# Ball Joint Press



## Sundossa12 (Aug 24, 2013)

I see Ball Joint Press's for sale by Matco & OTC. Box auto stores also have a Generic press. The problem is the adapters. As an example, VW Beetle adapters went MIA years ago. A Real VW Ball Joint Press can set you back $500 if its original with box & instructions. I don’t have the skills yet with my 6' Atlas, but seems to me adapters would be easy to make and easy to sell. 

Just a thought?


----------



## Terrywerm (Aug 24, 2013)

I believe that I know the very press that you are talking about, and I have been thinking about purchasing one myself. They also work well for pressing u-joints in or out of driveshafts if the proper adapters are available. Since most of the adapters are rather simple and round, turning the extra ones that you need should be relatively simple on the lathe. Selling them may not be as easy as you first think, but you could make a few extra and list them for sale in the proper VW forum or on eBay and see what happens.


----------



## JoeSixPack74 (Aug 25, 2013)

If your talking about one of those C-clamp type ball joint presses I have personally had no luck with those.   Especially on a vehicle that is older and parts are a bit rusted together.  A 12-ton shop press with various deep well sockets and pipe works better.  It is inexpensive and if your doing any automotive work like pressing bearings/bushings it is another tool you don't have to buy later.  Good luck.


----------



## Terrywerm (Aug 25, 2013)

JoeSixPack74 said:


> If your talking about one of those C-clamp type ball joint presses I have personally had no luck with those.   Especially on a vehicle that is older and parts are a bit rusted together.  A 12-ton shop press with various deep well sockets and pipe works better.  It is inexpensive and if your doing any automotive work like pressing bearings/bushings it is another tool you don't have to buy later.  Good luck.

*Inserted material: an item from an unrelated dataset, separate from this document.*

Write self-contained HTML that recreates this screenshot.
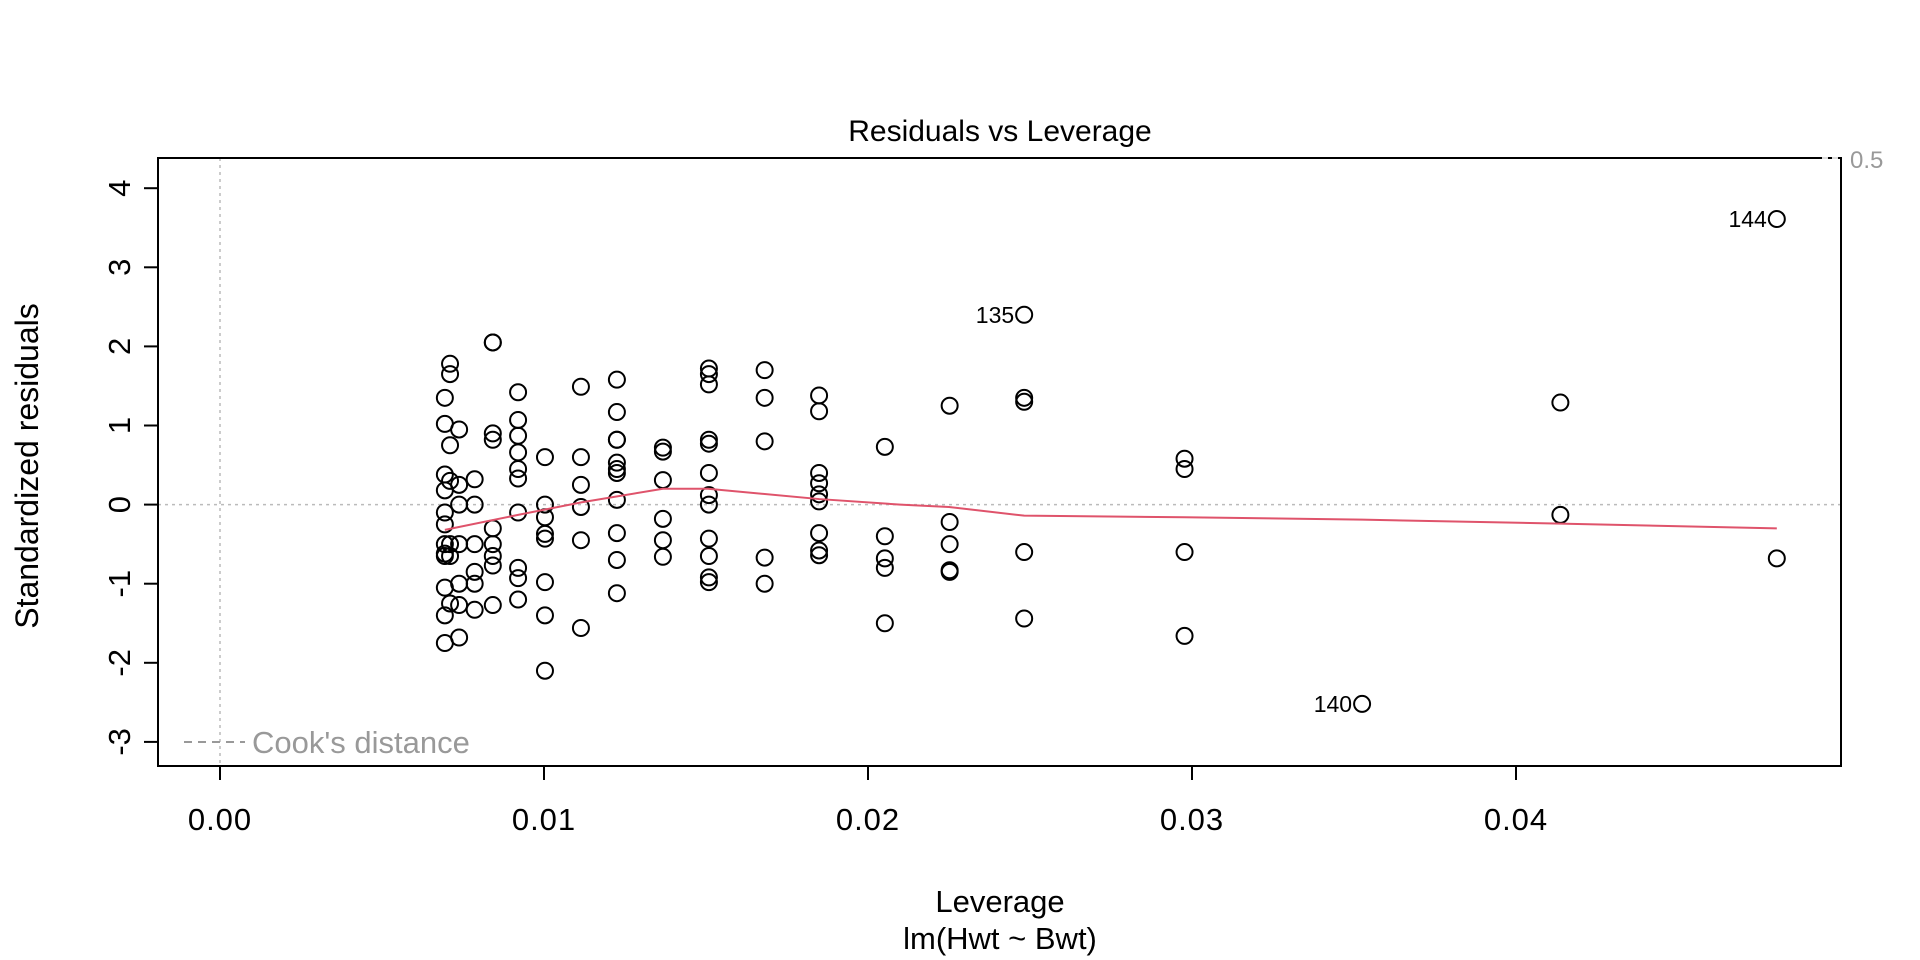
<!DOCTYPE html>
<html><head><meta charset="utf-8"><style>
html,body{margin:0;padding:0;background:#fff;}
svg{display:block;font-family:"Liberation Sans",Arial,sans-serif;}
</style></head><body>
<svg id="chart" width="1920" height="960" viewBox="0 0 1920 960" xmlns="http://www.w3.org/2000/svg">
<rect x="0" y="0" width="1920" height="960" fill="#fff"/>
<text x="1000" y="141" font-size="30" text-anchor="middle">Residuals vs Leverage</text>
<text x="1000" y="912" font-size="31" text-anchor="middle">Leverage</text>
<text x="1000" y="949" font-size="31" text-anchor="middle">lm(Hwt ~ Bwt)</text>
<text transform="translate(38,466) rotate(-90)" font-size="32" text-anchor="middle">Standardized residuals</text>
<g id="grid"></g>
<g id="axes"></g>
<g id="marks"></g>
<rect x="158" y="158" width="1683" height="608" fill="none" stroke="#000" stroke-width="2"/>
<g>
<line x1="184" y1="742" x2="245" y2="742" stroke="#999" stroke-width="2" stroke-dasharray="8,6"/>
<text x="252" y="753" font-size="31" fill="#999">Cook's distance</text>
</g>
<line x1="1822" y1="158" x2="1838" y2="158" stroke="#ddd" stroke-width="2" stroke-dasharray="6,4"/>
<text x="1850" y="168" font-size="24" fill="#999">0.5</text>
</svg>
<script>
const leverage = [0.00694,0.0071,0.00738,0.00786,0.00842,0.0092,0.01003,0.01114,0.01225,0.01367,0.01509,0.01681,0.01849,0.02052,0.02252,0.02482,0.02977,0.03525,0.04137,0.04805];
const residualGroups = [
 [1.35,1.02,0.38,0.18,-0.1,-0.25,-0.5,-0.65,-0.62,-1.05,-1.4,-1.75],
 [1.78,1.65,0.75,0.3,-0.5,-0.65,-1.25],
 [0.95,0.25,0,-0.5,-1.0,-1.27,-1.68],
 [0.32,0,-0.5,-0.85,-1.0,-1.33],
 [2.05,2.05,0.9,0.82,-0.3,-0.5,-0.65,-0.77,-1.27],
 [1.42,1.07,0.87,0.66,0.45,0.33,-0.1,-0.8,-0.93,-1.2],
 [0.6,0,-0.16,-0.37,-0.43,-0.98,-1.4,-2.1],
 [1.49,0.6,0.25,-0.03,-0.45,-1.56],
 [1.58,1.17,0.82,0.82,0.53,0.45,0.4,0.06,-0.36,-0.7,-1.12],
 [0.72,0.67,0.31,-0.18,-0.45,-0.66],
 [1.72,1.65,1.52,0.82,0.77,0.4,0.12,0,-0.43,-0.65,-0.92,-0.98],
 [1.7,1.35,0.8,-0.67,-1.0],
 [1.38,1.18,0.4,0.27,0.13,0.04,-0.36,-0.58,-0.64],
 [0.73,-0.4,-0.68,-0.8,-1.5],
 [1.25,-0.22,-0.5,-0.83,-0.85],
 [2.4,1.35,1.3,-0.6,-1.44],
 [0.58,0.45,-0.6,-1.66],
 [-2.52],
 [1.29,-0.13],
 [3.61,-0.68]
];
const smoothX = [0.00694,0.0092,0.01117,0.01367,0.01506,0.01849,0.0210,0.0225,0.02482,0.02977,0.03525,0.04137,0.04805];
const smoothY = [-0.32,-0.13,0.03,0.2,0.2,0.07,0.0,-0.03,-0.14,-0.16,-0.19,-0.24,-0.30];
const labelIds = ["135","140","144"];
const labelLev = [0.02482,0.03525,0.04805];
const labelRes = [2.4,-2.52,3.61];
const xTicks = [0,0.01,0.02,0.03,0.04];
const xTickLabels = ["0.00","0.01","0.02","0.03","0.04"];
const yTicks = [-3,-2,-1,0,1,2,3,4];

const NS = "http://www.w3.org/2000/svg";
function sx(v){return 220 + v*32400;}
function sy(v){return 504.6 - v*79.1;}
function mk(tag, attrs, parent){const e=document.createElementNS(NS,tag);for(const k in attrs)e.setAttribute(k,attrs[k]);parent.appendChild(e);return e;}
const grid=document.getElementById('grid'), axes=document.getElementById('axes'), marks=document.getElementById('marks');

let gl=mk('line',{x1:sx(0),x2:sx(0),y1:158,y2:766,stroke:'#bbb','stroke-width':1.5,'stroke-dasharray':'3,4'},grid);


let hl=mk('line',{x1:158,x2:1841,y1:sy(0),y2:sy(0),stroke:'#bbb','stroke-width':1.5,'stroke-dasharray':'3,4'},grid);



xTicks.forEach((t,i)=>{
 const g=mk('g',{},axes);
 
 
 mk('line',{x1:sx(t),x2:sx(t),y1:766,y2:780,stroke:'#000','stroke-width':2},g);
 const tx=mk('text',{x:sx(t),y:830,'font-size':31,'text-anchor':'middle','letter-spacing':'1'},g);
 tx.textContent=xTickLabels[i];
});
yTicks.forEach(t=>{
 const g=mk('g',{},axes);
 
 
 mk('line',{x1:144,x2:158,y1:sy(t),y2:sy(t),stroke:'#000','stroke-width':2},g);
 const tx=mk('text',{transform:`translate(130,${sy(t)}) rotate(-90)`,'font-size':31,'text-anchor':'middle'},g);
 tx.textContent=String(t);
});

leverage.forEach((lv,i)=>{
 residualGroups[i].forEach(r=>{
  const c=mk('circle',{cx:sx(lv),cy:sy(r),r:8,fill:'none',stroke:'#000','stroke-width':2},marks);
  
  
 });
});

const pts=smoothX.map((x,i)=>sx(x)+','+sy(smoothY[i])).join(' ');
const pl=mk('polyline',{points:pts,fill:'none',stroke:'#DF536B','stroke-width':2},marks);



labelIds.forEach((id,i)=>{
 const t=mk('text',{x:sx(labelLev[i])-10,y:sy(labelRes[i])+8,'font-size':23,'text-anchor':'end'},marks);
 
 
 t.textContent=id;
});
</script>
</body></html>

Using a shop press works great until you are trying to wrestle the front axle from a Dodge 3500 4x4 into it!!!  Those Dana 60 axles are not light.  One other thing to note, Harbor Freight offers an inexpensive clone of the ball joint press offered by OTC. Some people have had some problems with the clones, but I have not had any trouble with the OTC unit that I have borrowed and used in the past.


----------



## donthack (Oct 1, 2013)

:thumbsup:Get a good C-clamp frame like OTC, or Snap-on like mine.  But those HF sets are a great way to get the extra adapters!  You can order just the clamp from your local travelling tool rep. and not worry about it spreading.


----------



## Rbeckett (Oct 1, 2013)

I have the OTC Master set with all of the available adapters.  I love it because I can do the front ball joints on a ford explorer in 37 minutes and the job pays 3.7 hours.  I haven't seen many ford SUV front ends that don need at least lowers and most if the time they need upper control arms and bushings too.  That was one of my favorite jobs, right behind the Honda drivers side accord CV axles, got them down to 13 minutes before I went to Iraq.  I love suspension and AC work the best!!! Rather take a beating than do any exhaust work on anything...

Bob


----------